[Code that draws figures]
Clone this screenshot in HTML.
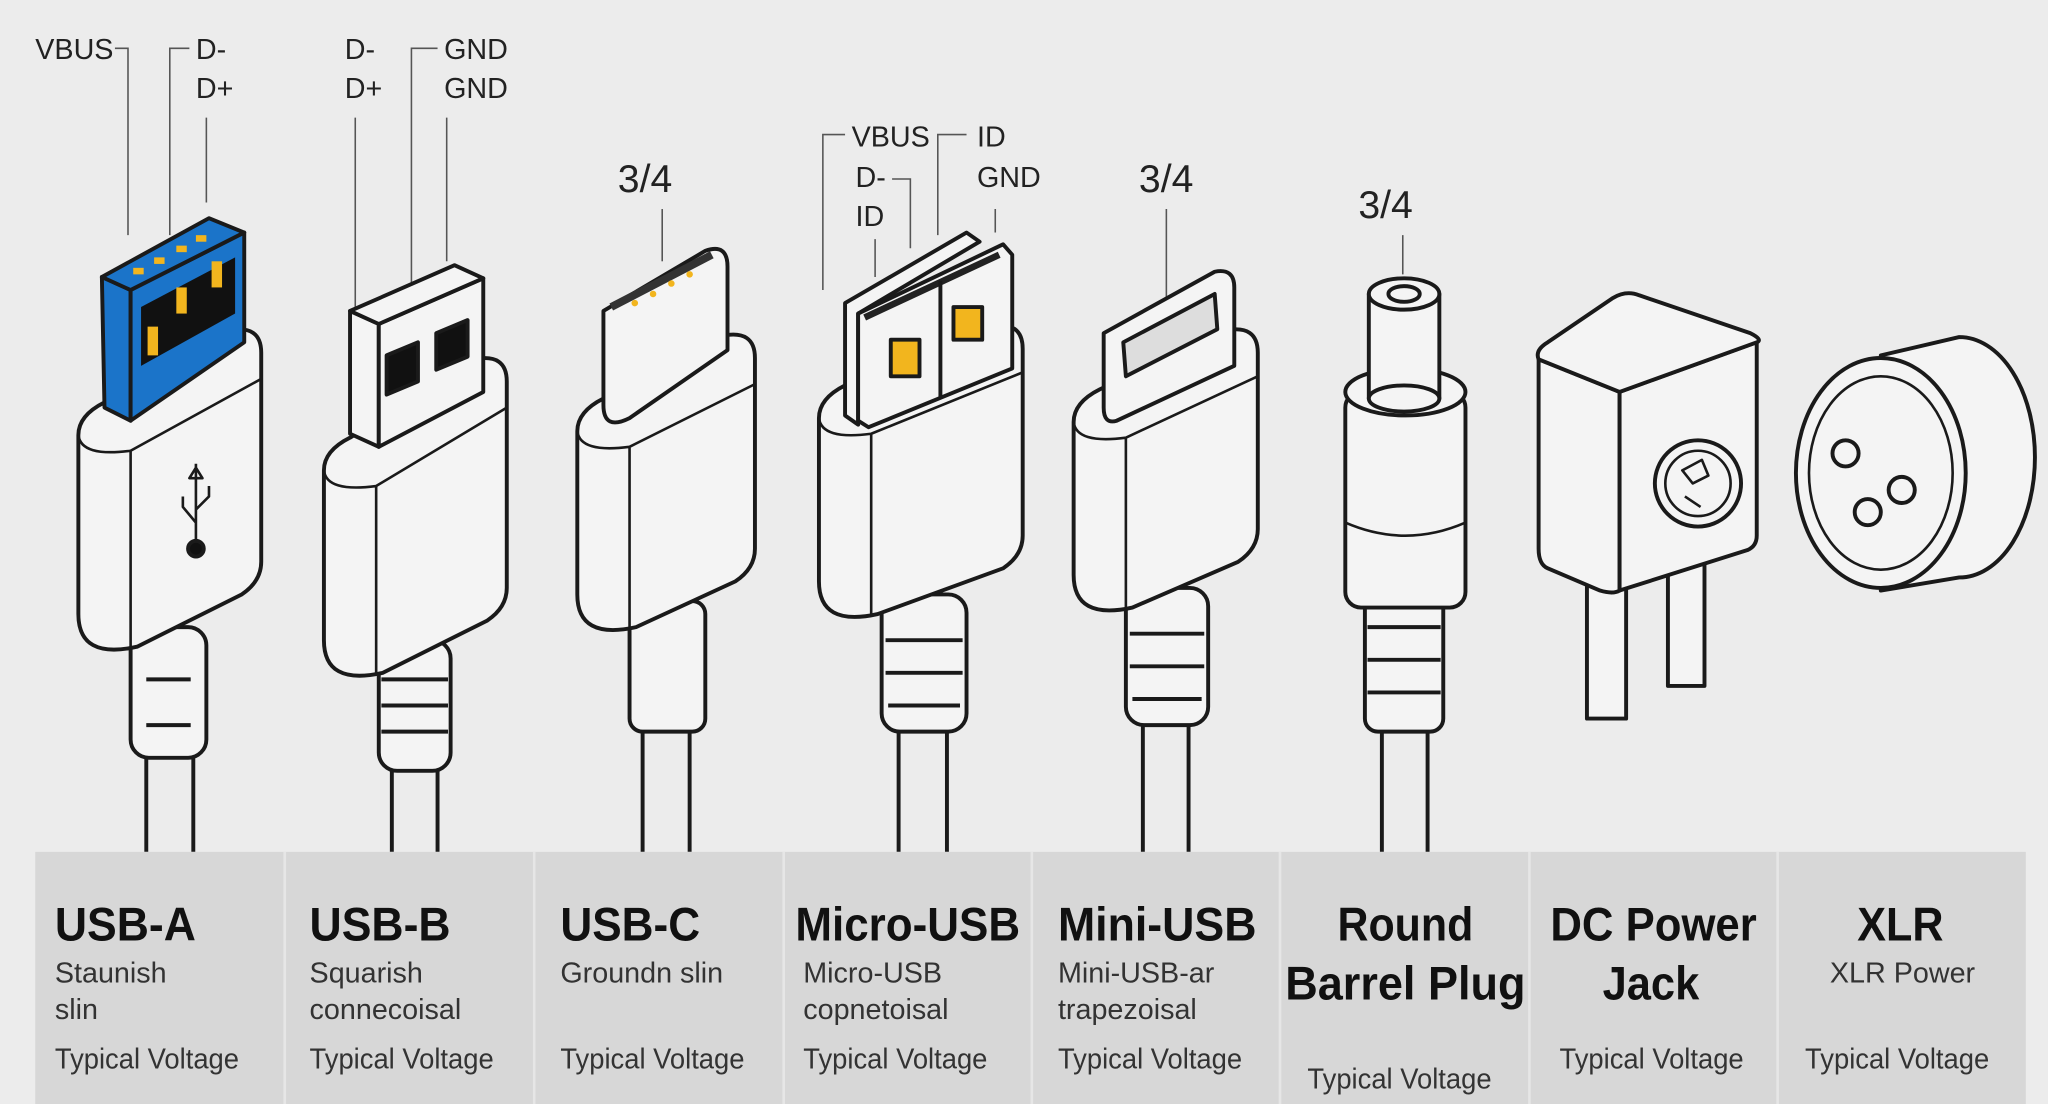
<!DOCTYPE html>
<html><head><meta charset="utf-8"><style>
html,body{margin:0;padding:0;background:#ececec;}
svg{display:block;}
text{font-family:"Liberation Sans",sans-serif;fill:#1e1e1e;}
.t{font-weight:bold;font-size:36px;fill:#111;}
.s{font-size:22px;fill:#333;}
.l{font-size:22px;fill:#222;}
</style></head><body>
<svg width="2048" height="1104" viewBox="0 0 1568 845" preserveAspectRatio="none" xmlns="http://www.w3.org/2000/svg">
<rect width="1568" height="845" fill="#ececec"/>
<g fill="none" stroke="#555" stroke-width="1.2">
<path d="M88,37H98V180M145,37H130V180M158,90V155"/>
<path d="M272,90V235M335,37H315V230M342,90V200"/>
<path d="M507,160V200"/>
<path d="M647,103H630V222M740,103H718V180M683,137H697V190M670,183V212M762,160V178"/>
<path d="M893,160V235M1074,180V210"/>
</g>
<g stroke="#1a1a1a" stroke-width="3" fill="#f4f4f4" stroke-linejoin="round">
<!-- cables -->
<path d="M112,570V652M148,570V652M300,580V652M335,580V652M492,550V652M528,550V652M688,550V652M725,550V652M875,550V652M910,550V652M1058,550V652M1093,550V652" fill="none"/>
<!-- reliefs -->
<rect x="100" y="480" width="58" height="100" rx="14"/>
<path d="M112,520h34M112,555h34" fill="none"/>
<rect x="290" y="490" width="55" height="100" rx="14"/>
<path d="M292,520h51M292,540h51M292,560h51" fill="none"/>
<rect x="482" y="460" width="58" height="100" rx="10"/>
<rect x="675" y="455" width="65" height="105" rx="14"/>
<path d="M678,490h59M678,515h59M680,540h55" fill="none"/>
<rect x="862" y="450" width="63" height="105" rx="14"/>
<path d="M865,485h57M865,510h57M867,535h53" fill="none"/>
<rect x="1045" y="455" width="60" height="105" rx="10"/>
<path d="M1047,480h56M1047,505h56M1047,530h56" fill="none"/>
<!-- housings -->
<path d="M60,333 Q60,318 80,308 L175,253 Q200,248 200,270 L200,430 Q200,445 185,455 L105,495 Q60,505 60,470 Z"/>
<path d="M60,333 Q62,350 100,345 L200,290 M100,345V495" fill="none" stroke-width="2"/>
<path d="M248,360 Q248,345 268,335 L363,275 Q388,270 388,292 L388,450 Q388,465 373,475 L293,515 Q248,525 248,490 Z"/>
<path d="M248,360 Q250,377 288,372 L388,312 M288,372V515" fill="none" stroke-width="2"/>
<path d="M442,330 Q442,315 462,305 L553,257 Q578,252 578,274 L578,420 Q578,435 563,445 L487,480 Q442,490 442,455 Z"/>
<path d="M442,330 Q444,347 482,342 L578,294 M482,342V480" fill="none" stroke-width="2"/>
<path d="M627,320 Q627,305 647,295 L758,250 Q783,245 783,267 L783,410 Q783,425 768,435 L672,470 Q627,480 627,445 Z"/>
<path d="M627,320 Q629,337 667,332 L783,285 M667,332V470" fill="none" stroke-width="2"/>
<path d="M822,323 Q822,308 842,298 L938,253 Q963,248 963,270 L963,405 Q963,420 948,430 L867,465 Q822,475 822,440 Z"/>
<path d="M822,323 Q824,340 862,335 L963,288 M862,335V465" fill="none" stroke-width="2"/>
<!-- USB-A head -->
<g fill="#1b74c9">
<polygon points="78,212 100,222 100,322 80,312"/>
<polygon points="100,222 187,178 187,262 100,322"/>
<polygon points="78,212 160,167 187,178 100,222"/>
</g>
<polygon points="108,235 180,197 180,240 108,280" fill="#111" stroke="none"/>
<g fill="#f2b51e" stroke="none">
<rect x="113" y="250" width="8" height="22"/><rect x="135" y="220" width="8" height="20"/><rect x="162" y="200" width="8" height="20"/>
<rect x="102" y="205" width="8" height="5"/><rect x="118" y="197" width="8" height="5"/><rect x="135" y="188" width="8" height="5"/><rect x="150" y="180" width="8" height="5"/>
</g>
<path d="M150,355V420M150,358l-5,8h10zM150,400l-10,-12v-8M150,390l10,-10v-8" fill="none" stroke-width="2"/>
<circle cx="150" cy="420" r="6" fill="#111"/>
<!-- USB-B head -->
<polygon points="268,238 290,248 290,342 268,332"/>
<polygon points="290,248 370,213 370,300 290,342"/>
<polygon points="268,238 348,203 370,213 290,248"/>
<polygon points="296,272 320,262 320,292 296,302" fill="#111"/>
<polygon points="334,255 358,245 358,273 334,283" fill="#111"/>
<!-- USB-C head -->
<path d="M462,238 L540,192 Q557,186 557,204 L557,268 L482,320 Q462,330 462,310 Z"/>
<path d="M468,235 L545,195" stroke-width="6" stroke="#333" fill="none"/>
<g fill="#f2b51e" stroke="none"><circle cx="486" cy="232" r="2.5"/><circle cx="500" cy="225" r="2.5"/><circle cx="514" cy="217" r="2.5"/><circle cx="528" cy="210" r="2.5"/></g>
<!-- Micro head -->
<polygon points="647,232 740,178 750,185 657,240 657,325 647,318"/>
<polygon points="657,240 768,187 775,195 775,282 665,327 657,322"/>
<path d="M662,243 L765,195" stroke="#222" stroke-width="5" fill="none"/>
<path d="M720,215V305" fill="none"/>
<rect x="682" y="260" width="22" height="28" fill="#f2b51e"/>
<rect x="730" y="235" width="22" height="25" fill="#f2b51e"/>
<!-- Mini head -->
<path d="M845,255 L930,208 Q945,205 945,220 L945,280 L855,322 Q845,325 845,312 Z"/>
<path d="M860,262 L930,225 L932,252 L862,288 Z" fill="#ddd"/>
<!-- Barrel -->
<rect x="1030" y="300" width="92" height="165" rx="12"/>
<ellipse cx="1076" cy="300" rx="46" ry="18"/>
<path d="M1030,400Q1076,420 1122,400" fill="none" stroke-width="2"/>
<rect x="1048" y="225" width="54" height="80"/>
<ellipse cx="1075" cy="305" rx="27" ry="10"/>
<ellipse cx="1075" cy="225" rx="27" ry="12"/>
<ellipse cx="1075" cy="225" rx="12" ry="6"/>
<!-- DC jack -->
<rect x="1215" y="430" width="30" height="120"/>
<rect x="1277" y="430" width="28" height="95"/>
<path d="M1178,275 L1240,300 L1240,452 Q1235,455 1225,452 L1185,435 Q1178,432 1178,420 Z"/>
<path d="M1240,300 L1345,262 L1345,410 Q1345,418 1338,421 L1240,452 Z"/>
<path d="M1178,275 Q1175,268 1185,262 L1235,228 Q1245,222 1255,226 L1340,255 Q1350,260 1345,262 L1240,300 Z"/>
<circle cx="1300" cy="370" r="33"/>
<circle cx="1300" cy="370" r="25" fill="none" stroke-width="2"/>
<path d="M1288,360l15,-8l5,12l-12,6zM1290,380l12,8" fill="none" stroke-width="2"/>
<!-- XLR -->
<path d="M1440,272 L1500,258 A58,92 0 0 1 1500,442 L1440,452 Z"/>
<ellipse cx="1440" cy="362" rx="65" ry="88"/>
<ellipse cx="1440" cy="362" rx="55" ry="74" fill="none" stroke-width="2"/>
<circle cx="1413" cy="347" r="10"/><circle cx="1456" cy="375" r="10"/><circle cx="1430" cy="392" r="10"/>
</g>
<!-- top labels -->
<text class="l" x="27" y="45">VBUS</text>
<text class="l" x="150" y="45">D-</text>
<text class="l" x="150" y="75">D+</text>
<text class="l" x="264" y="45">D-</text>
<text class="l" x="264" y="75">D+</text>
<text class="l" x="340" y="45">GND</text>
<text class="l" x="340" y="75">GND</text>
<text class="l" x="473" y="147" style="font-size:30px">3/4</text>
<text class="l" x="652" y="112">VBUS</text>
<text class="l" x="748" y="112">ID</text>
<text class="l" x="655" y="143">D-</text>
<text class="l" x="655" y="173">ID</text>
<text class="l" x="748" y="143">GND</text>
<text class="l" x="872" y="147" style="font-size:30px">3/4</text>
<text class="l" x="1040" y="167" style="font-size:30px">3/4</text>
<!-- bottom panel -->
<rect x="27" y="652" width="1524" height="193" fill="#d7d7d7"/>
<g stroke="#e6e6e6" stroke-width="2">
<path d="M218,652V845M409,652V845M600,652V845M790,652V845M980,652V845M1171,652V845M1361,652V845"/>
</g>
<text class="t" x="42" y="720" textLength="108" lengthAdjust="spacingAndGlyphs">USB-A</text>
<text class="t" x="237" y="720" textLength="108" lengthAdjust="spacingAndGlyphs">USB-B</text>
<text class="t" x="429" y="720" textLength="107" lengthAdjust="spacingAndGlyphs">USB-C</text>
<text class="t" x="609" y="720" textLength="172" lengthAdjust="spacingAndGlyphs">Micro-USB</text>
<text class="t" x="810" y="720" textLength="152" lengthAdjust="spacingAndGlyphs">Mini-USB</text>
<text class="t" x="1024" y="720" textLength="104" lengthAdjust="spacingAndGlyphs">Round</text>
<text class="t" x="984" y="765" textLength="184" lengthAdjust="spacingAndGlyphs">Barrel Plug</text>
<text class="t" x="1187" y="720" textLength="158" lengthAdjust="spacingAndGlyphs">DC Power</text>
<text class="t" x="1227" y="765" textLength="74" lengthAdjust="spacingAndGlyphs">Jack</text>
<text class="t" x="1422" y="720" textLength="66" lengthAdjust="spacingAndGlyphs">XLR</text>
<text class="s" x="42" y="752">Staunish</text>
<text class="s" x="42" y="780">slin</text>
<text class="s" x="237" y="752">Squarish</text>
<text class="s" x="237" y="780">connecoisal</text>
<text class="s" x="429" y="752">Groundn slin</text>
<text class="s" x="615" y="752">Micro-USB</text>
<text class="s" x="615" y="780">copnetoisal</text>
<text class="s" x="810" y="752">Mini-USB-ar</text>
<text class="s" x="810" y="780">trapezoisal</text>
<text class="s" x="1401" y="752">XLR Power</text>
<g class="s">
<text class="s" x="42" y="818" textLength="141" lengthAdjust="spacingAndGlyphs">Typical Voltage</text>
<text class="s" x="237" y="818" textLength="141" lengthAdjust="spacingAndGlyphs">Typical Voltage</text>
<text class="s" x="429" y="818" textLength="141" lengthAdjust="spacingAndGlyphs">Typical Voltage</text>
<text class="s" x="615" y="818" textLength="141" lengthAdjust="spacingAndGlyphs">Typical Voltage</text>
<text class="s" x="810" y="818" textLength="141" lengthAdjust="spacingAndGlyphs">Typical Voltage</text>
<text class="s" x="1001" y="833" textLength="141" lengthAdjust="spacingAndGlyphs">Typical Voltage</text>
<text class="s" x="1194" y="818" textLength="141" lengthAdjust="spacingAndGlyphs">Typical Voltage</text>
<text class="s" x="1382" y="818" textLength="141" lengthAdjust="spacingAndGlyphs">Typical Voltage</text>
</g>
</svg>
</body></html>
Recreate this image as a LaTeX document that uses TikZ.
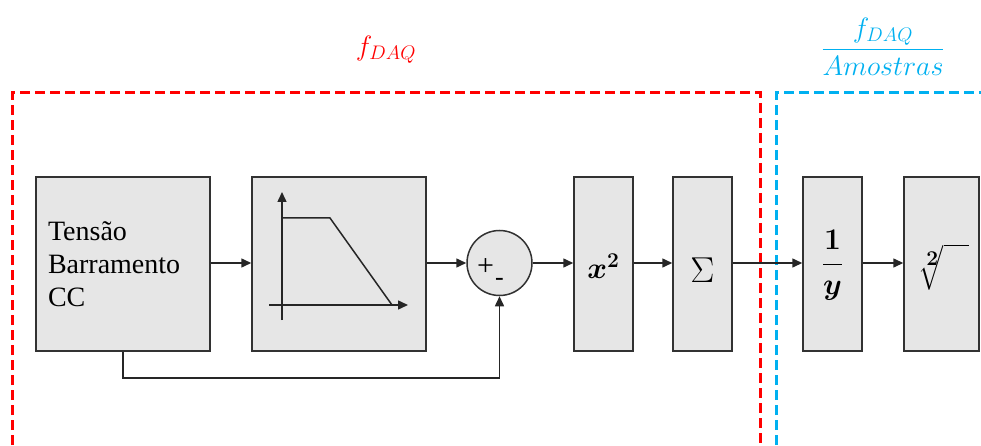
\RequirePackage{fix-cm}
\documentclass[tikz,border=0pt]{standalone}
\usepackage{amsmath,bm}
\usepackage{fontspec}
\setmainfont{Liberation Serif}
\usetikzlibrary{arrows.meta}
\definecolor{boxgray}{RGB}{230,230,230}
\definecolor{edgegray}{RGB}{50,50,50}
\definecolor{dred}{RGB}{255,0,0}
\definecolor{dblue}{RGB}{0,176,240}
\newcommand{\myroot}{\ensuremath{\boldsymbol{\sqrt[\scriptstyle 2]{\mathstrut\hspace{0.85em}}}}}
\begin{document}
\begin{tikzpicture}[x=1pt,y=-1pt,
  blk/.style={draw=edgegray,fill=boxgray,line width=1.5pt,inner sep=0pt,minimum height=174pt},
  conn/.style={line width=1.5pt,draw=black!85,-{Triangle[length=10pt,width=9pt]}},
  plain/.style={line width=1.5pt,draw=black!85},
  region/.style={line width=3pt,dash pattern=on 10pt off 5pt},
  every node/.style={font=\fontsize{28}{33}\selectfont}]
\useasboundingbox (0,0) rectangle (981,446);
\begin{scope}
\clip (0,0) rectangle (981,446);
\draw[region,dred] (12,460) -- (12,93) -- (760,93) -- (760,460);
\draw[region,dblue] (776,460) -- (776,93) -- (990,93);
\end{scope}
\node[red] (lblred) at (386,50) {$f_{DAQ}$};
\node[dblue] (lblblue) at (883,47) {$\dfrac{f_{DAQ}}{Amostras}$};
% blocks
\node[blk,minimum width=174pt,text width=150pt,align=left] (src) at (123,264) {Tensão\\Barramento\\CC};
\node[blk,minimum width=174pt] (filt) at (339,264) {};
\node[circle,draw=edgegray,fill=boxgray,line width=1.5pt,minimum size=65pt,inner sep=0pt] (sum) at (499.5,263) {};
\node (plus) at (485.5,267) {\fontsize{30}{30}\selectfont +};
\node (minus) at (499.5,282) {\fontsize{26}{26}\selectfont -};
\node[blk,minimum width=59pt] (sq) at (603.5,264) {};
\node (sqt) at (603.5,266) {\fontsize{30}{30}\selectfont$\bm{x^2}$};
\node[blk,minimum width=59pt] (acc) at (702.5,264) {};
\node (sig) at (702.5,270) {\fontsize{36}{36}\selectfont$\Sigma$};
\node[blk,minimum width=59pt] (inv) at (832.5,264) {};
\node (invt) at (832.5,265) {\fontsize{30}{30}\selectfont$\boldsymbol{\dfrac{1}{y}}$};
\node[blk,minimum width=75pt] (rt) at (941.5,264) {};
\node (rtsym) at (943,267) {\fontsize{30}{30}\selectfont\myroot};
% filter plot
\coordinate (ya) at (282,320);
\coordinate (yb) at (282,192);
\coordinate (xa) at (269,305);
\coordinate (xb) at (408,305);
\coordinate (p1) at (282,218);
\coordinate (p2) at (330,218);
\coordinate (p3) at (392,305);
\draw[conn] (ya) -- (yb);
\draw[conn] (xa) -- (xb);
\draw[plain] (p1) -- (p2) -- (p3);
% connectors
\draw[conn] (src.east |- sum.west) -- (filt.west |- sum.west);
\draw[conn] (filt.east |- sum.west) -- (sum.west);
\draw[conn] (sum.east) -- (sq.west |- sum.east);
\draw[conn] (sq.east |- sum.east) -- (acc.west |- sum.east);
\draw[conn] (acc.east |- sum.east) -- (inv.west |- sum.east);
\draw[conn] (inv.east |- sum.east) -- (rt.west |- sum.east);
\coordinate (fb) at (src.south |- 0,378);
\draw[conn] (src.south) -- (fb) -| (sum.south);
\end{tikzpicture}
\end{document}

WHAT TO PRODUCE.
State how many lines of the listing hold the string "this"; reply with the number and nothing else.

RESULT OF THE EXERCISE.
2